Esa ceguera de la historia hace que el mencionado ministro tenga que irse y el presidente mismo colgarse el cartel de primer economista, aunque en el pasado tuvimos otros ingenieros que hubieran querido ese doble rol. Pero no les fue posible. Además de morir, fueron deshonrados por hijas demasiado ambiciosas. Eso para no mencionar al patriarca de la convertibilidad que convenció a varios gobiernos en una solución que al comenzar el siglo produjo el mayor estallido económico social de nuestra historia, en el que se vio involucrado el que se va ahora.
En este juego de dados cargados que es el gran casino mundial en el cual nuestro país participa, ya se ha hecho el reparto y los dólares presentes y futuros ya se fugaron. Queda pues encargar a dos nuevos ministros de las tareas que antes hacía uno sólo, con la unción claro está, de nuestro propio pontífice. Pero estos no se pondrán máscaras. Conocen el juego de haberlo practicado en sus propios negocios: achicar gastos y tomar nuevas deudas, gastos que otros ahorrarán vía el desempleo y el subconsumo, y deudas que nuevas generaciones pagarán, comiendo menos los que siguen aquí o yéndose a otros países a trabajar los que no aguantan más (fuga de cerebros que le dicen).

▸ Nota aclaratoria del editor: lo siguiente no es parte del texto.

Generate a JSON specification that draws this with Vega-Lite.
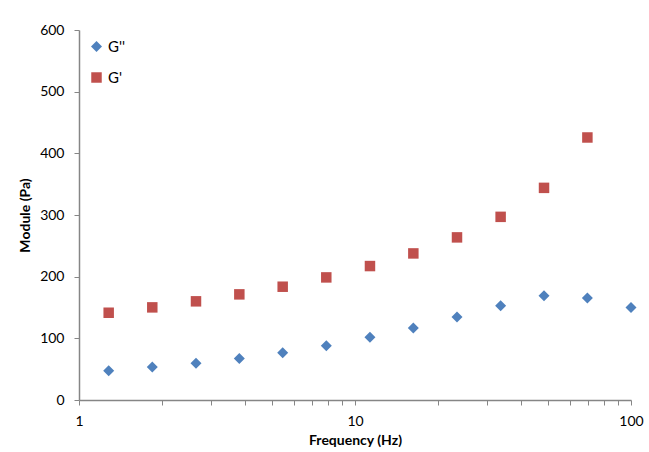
{
  "$schema": "https://vega.github.io/schema/vega-lite/v6.json",
  "width": 552,
  "height": 370,
  "autosize": {"type": "none"},
  "padding": {"left": 79, "top": 30, "right": 18, "bottom": 52},
  "background": "white",
  "config": {
    "view": {"stroke": null},
    "font": "Lato",
    "axis": {"grid": false, "domainColor": "#868686", "tickColor": "#868686", "tickSize": 5, "labelColor": "#000000", "titleColor": "#000000", "labelFont": "Lato", "titleFont": "Lato", "labelFontSize": 14, "titleFontSize": 14, "titleFontWeight": "bold", "domainWidth": 1.5}
  },
  "data": {
    "values": [
      {"f": 1.281, "series": "G''", "value": 47.5},
      {"f": 1.843, "series": "G''", "value": 53.5},
      {"f": 2.654, "series": "G''", "value": 59.5},
      {"f": 3.81, "series": "G''", "value": 67.5},
      {"f": 5.47, "series": "G''", "value": 76.7},
      {"f": 7.87, "series": "G''", "value": 88},
      {"f": 11.33, "series": "G''", "value": 101.6},
      {"f": 16.27, "series": "G''", "value": 116.7},
      {"f": 23.42, "series": "G''", "value": 134.5},
      {"f": 33.7, "series": "G''", "value": 152.8},
      {"f": 48.4, "series": "G''", "value": 169},
      {"f": 69.5, "series": "G''", "value": 165.3},
      {"f": 100, "series": "G''", "value": 150.2},
      {"f": 1.281, "series": "G'", "value": 141.5},
      {"f": 1.843, "series": "G'", "value": 150.2},
      {"f": 2.654, "series": "G'", "value": 160},
      {"f": 3.81, "series": "G'", "value": 171.3},
      {"f": 5.47, "series": "G'", "value": 183.7},
      {"f": 7.87, "series": "G'", "value": 198.8},
      {"f": 11.33, "series": "G'", "value": 217.2},
      {"f": 16.27, "series": "G'", "value": 237.7},
      {"f": 23.42, "series": "G'", "value": 263.7},
      {"f": 33.7, "series": "G'", "value": 297},
      {"f": 48.4, "series": "G'", "value": 344},
      {"f": 69.5, "series": "G'", "value": 425.7}
    ]
  },
  "mark": {"type": "point", "filled": true, "opacity": 1},
  "encoding": {
    "x": {
      "field": "f", "type": "quantitative", "title": "Frequency (Hz)",
      "scale": {"type": "log", "domain": [1, 100], "nice": false},
      "axis": {"values": [1,2,3,4,5,6,7,8,9,10,20,30,40,50,60,70,80,90,100], "labelExpr": "datum.value == 1 || datum.value == 10 || datum.value == 100 ? format(datum.value, 'd') : ''", "labelPadding": 9, "titlePadding": 5, "labelFlush": false, "labelOverlap": false}
    },
    "y": {
      "field": "value", "type": "quantitative", "title": "Module (Pa)",
      "scale": {"domain": [0, 600], "nice": false},
      "axis": {"values": [0,100,200,300,400,500,600], "labelPadding": 10, "titlePadding": 7}
    },
    "color": {
      "field": "series", "type": "nominal",
      "scale": {"domain": ["G''", "G'"], "range": ["#4F81BD", "#C0504D"]},
      "legend": {"title": null, "orient": "none", "legendX": 10, "legendY": 9, "padding": 0, "rowPadding": 15, "labelFontSize": 15, "labelFont": "Lato", "labelColor": "#000000", "labelOffset": 4, "symbolSize": 110}
    },
    "shape": {
      "field": "series", "type": "nominal",
      "scale": {"domain": ["G''", "G'"], "range": ["diamond", "square"]},
      "legend": null
    },
    "size": {
      "field": "series", "type": "nominal",
      "scale": {"domain": ["G''", "G'"], "range": [121, 110]},
      "legend": null
    }
  }
}
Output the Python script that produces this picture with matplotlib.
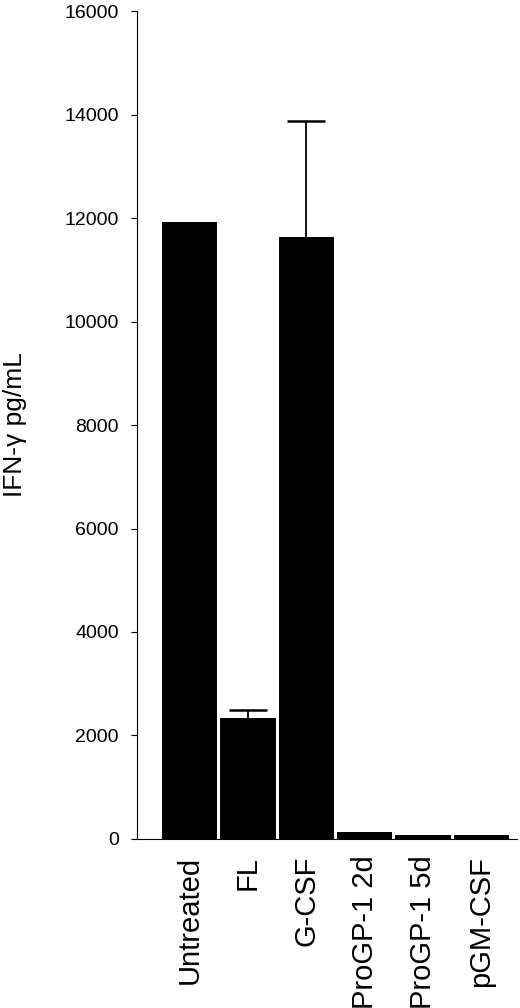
import numpy as np
import matplotlib
matplotlib.use("Agg")
import matplotlib.pyplot as plt

plt.rcParams['font.family'] = ['Liberation Sans', 'DejaVu Sans']

# values
groups = ["Untreated", "FL", "G-CSF", "ProGP-1 2d", "ProGP-1 5d", "pGM-CSF"]
ifn = [11920, 2340, 11630, 140, 70, 75]
err_up = [0, 155, 2240, 0, 0, 0]
yticks = [0, 2000, 4000, 6000, 8000, 10000, 12000, 14000, 16000]

fig = plt.figure(figsize=(5.2, 10.08), dpi=100)
ax = fig.add_axes([0.2635, 0.1677, 0.7305, 0.8213])

x = np.arange(len(groups))
ax.bar(x, ifn, width=0.95, color="black", zorder=2)

# only the upper half of the error bars is drawn (stem + cap)
for i in range(len(groups)):
    if err_up[i] > 0:
        top = ifn[i] + err_up[i]
        ax.vlines(x[i], ifn[i], top, color="black", lw=1.3, zorder=3)
        ax.hlines(top, x[i] - 0.33, x[i] + 0.33, color="black", lw=1.8, zorder=3)

ax.set_xlim(-0.9, 5.61)
ax.set_ylim(0, 16000)
ax.set_yticks(yticks)
ax.set_yticklabels([str(v) for v in yticks], fontsize=14)
ax.set_xticks(x)
ax.set_xticklabels(groups, rotation=90, fontsize=21)
ax.tick_params(axis="x", length=0, pad=12)
ax.tick_params(axis="y", length=4, width=0.8, pad=9)

for s in ["top", "right"]:
    ax.spines[s].set_visible(False)
ax.spines["left"].set_linewidth(0.8)
ax.spines["bottom"].set_linewidth(0.8)

ax.set_ylabel("IFN-γ pg/mL", fontsize=19)
ax.yaxis.set_label_coords(-0.29, 0.5)

fig.savefig("out.png", dpi=100)
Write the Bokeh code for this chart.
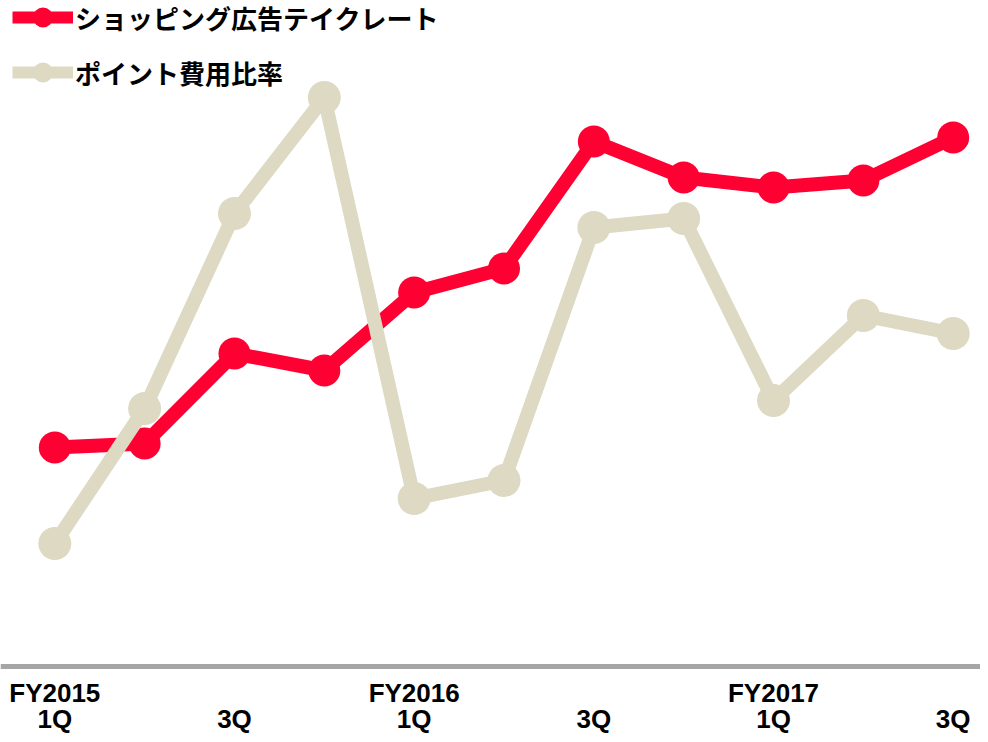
from bokeh.plotting import figure
from bokeh.models import Range1d, Span, Legend, LegendItem, ColumnDataSource
from bokeh.core.properties import value
from bokeh.embed import file_html
from bokeh.resources import INLINE

# ---- data ----
quarters = list(range(11))  # FY2015 1Q ... FY2017 3Q
ad_take_rate = [219, 223, 313, 296, 374, 398, 525, 489, 479, 486, 529]
point_cost_ratio = [123, 258, 453, 569, 168, 186, 439, 448, 266, 351, 333]
series_names = ["ショッピング広告テイクレート", "ポイント費用比率"]

q_tick_idx = [0, 2, 4, 6, 8, 10]
q_tick_labels = ["1Q", "3Q", "1Q", "3Q", "1Q", "3Q"]
fy_tick_idx = [0, 4, 8]
fy_tick_labels = ["FY2015", "FY2016", "FY2017"]

RED = "#FF0033"
BEIGE = "#DDD9C3"
GRAY = "#A6A6A6"

W, H = 980, 734
xs = 89.84
x0 = -54.3 / xs
y0 = -(H - 666)
p = figure(width=W, height=H, output_backend="svg", toolbar_location=None,
           x_range=Range1d(x0, x0 + W / xs), y_range=Range1d(y0, y0 + H),
           min_border=0, outline_line_color=None)
p.axis.visible = False
p.grid.visible = False
p.background_fill_color = "white"
p.border_fill_color = "white"

p.add_layout(Span(location=0, dimension="width", line_color=GRAY, line_width=5))

p.line(quarters, ad_take_rate, line_color=RED, line_width=14)
p.scatter(quarters, ad_take_rate, size=32, fill_color=RED, line_color=None)
p.line(quarters, point_cost_ratio, line_color=BEIGE, line_width=14)
p.scatter(quarters, point_cost_ratio, size=33, fill_color=BEIGE, line_color=None)

fy_src = ColumnDataSource(dict(x=fy_tick_idx, t=fy_tick_labels))
q_src = ColumnDataSource(dict(x=q_tick_idx, t=q_tick_labels))
p.text(x="x", y=-26, text="t", source=fy_src, text_align="center", text_baseline="alphabetic",
       text_font=value("Liberation Sans"), text_font_style="bold", text_font_size="26px", text_color="black")
p.text(x="x", y=-52, text="t", source=q_src, text_align="center", text_baseline="alphabetic",
       text_font=value("Liberation Sans"), text_font_style="bold", text_font_size="26px", text_color="black")

# legend-only renderers (placed outside the visible range)
off_x = [x0 - 5, x0 - 4]
off_y = [y0 - 100, y0 - 100]
l1 = p.line(off_x, off_y, line_color=RED, line_width=12)
m1 = p.scatter(off_x, off_y, fill_color=RED, line_color=None, size=20)
l2 = p.line(off_x, off_y, line_color=BEIGE, line_width=12)
m2 = p.scatter(off_x, off_y, fill_color=BEIGE, line_color=None, size=20)

legend = Legend(items=[LegendItem(label=series_names[0], renderers=[l1, m1]),
                       LegendItem(label=series_names[1], renderers=[l2, m2])],
                location=(12, 637), orientation="vertical",
                glyph_width=61, glyph_height=50, spacing=5, padding=0, margin=0,
                label_standoff=2, label_text_font="Noto Sans CJK JP", label_text_font_style="bold",
                label_text_font_size="26px", label_text_color="black",
                border_line_color=None, background_fill_alpha=0)
p.add_layout(legend, "center")

open("out.html", "w").write(file_html(p, INLINE))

La siesta de los primeros cien días, que se transformaron en un año y por qué no dos, terminó. Ahora el maestro cocinero deberá viajar menos y ponerse pronto el delantal, porque no huele limpia la cocina. La macricocina tiene grietas por todos lados como la macrieconomía.
Por Mario Rapoport *
* Profesor emérito de la Universidad de Buenos Aires.